- Born: 1939 The Bronx, New York, U.S.
- Died: October 23, 2007 (aged 67–68)
- Education: Fairleigh Dickinson University
- Occupation: Computer programmer
- Known for: Opposition to Vietnam War, consistent life ethic

= Stephen Spiro =

American activist (1939–2007)

Stephen Spiro (1939–2007) was a political activist known for his opposition against the Vietnam War and his advocacy of an ideology that opposes abortion, capital punishment, assisted suicide, and euthanasia. Opposing the Vietnam war based on the theory of Just War, he objected to being conscripted, but as the law only allowed for conscientious objection to all wars, he was convicted of avoiding conscription and given a suspended sentence of five years. He was later pardoned by President Gerald Ford.

== Early life ==
Born in the Bronx, Spiro attended Xavier High School in Manhattan. He attended the University of Chicago and later received bachelor's and master's degrees in economics from Fairleigh Dickinson University. While at the University of Chicago, his studies in economics and politics led him to become suspicious of government in all its forms. He joined the Student Peace Union and studied Catholic peace traditions, eventually becoming active in the Catholic Worker movement. He later described himself as a "Biblical anarchist and a radical pacifist."

== Opposition to war ==
Spiro opposed the Vietnam War as not conforming to the Catholic theory of just war. As the conscription laws in the United States allowed for conscientious objection only on the grounds of opposition to all war, Spiro was labeled a "selective conscientious objector" and was convicted of avoiding the draft. His case was championed by the newly formed Catholic Peace Fellowship; Daniel Berrigan, Tom Cornell, and Thomas Merton all lobbied on his behalf. The sincerity of his beliefs were recognized, as he received a five-year suspended sentence for his actions, and he was later pardoned by President Gerald Ford. He was "more proud of the conviction than the pardon" and throughout his life he referred to himself as a "political criminal."

Spiro also opposed the Gulf War and the Iraq War. In the last years of his life, he was the President of the New Jersey Catholic Peace Fellowship and he often engaged in counter-recruitment, setting up information tables in front of military recruiting offices in New Jersey.
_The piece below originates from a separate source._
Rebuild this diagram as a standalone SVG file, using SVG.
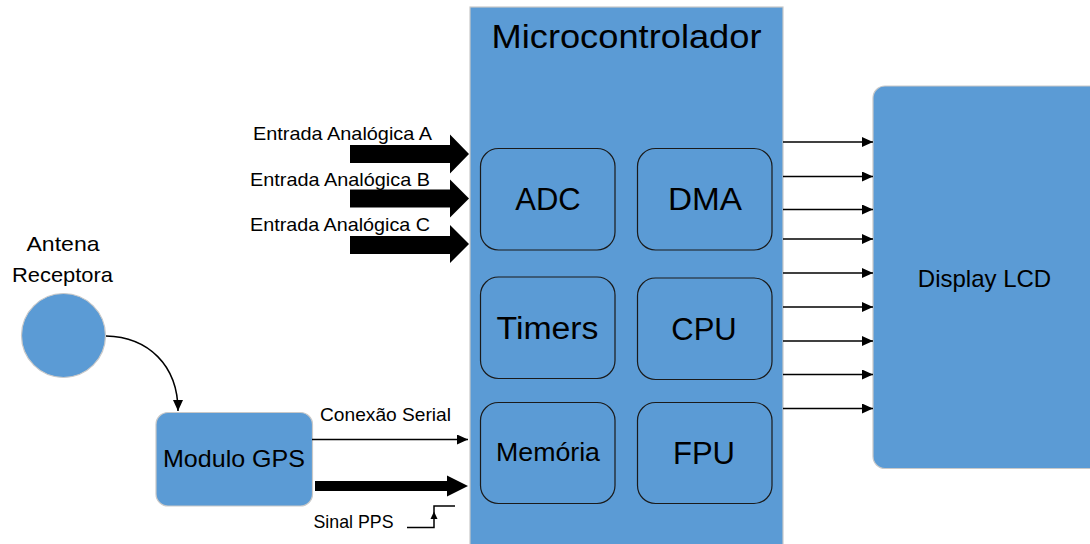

== Anti-abortion movement ==
Spiro was active in the Right to Life movement. He regularly attended the March for Life and met with legislators. He advocated a consistent life ethic, also known as the seamless garment argument. This argument states that the right to life leads to opposition to abortion, capital punishment and war as a single consistent moral position. He would often bring anti-war signs to anti-abortion rallies (and vice versa), sparking arguments with his fellow protesters.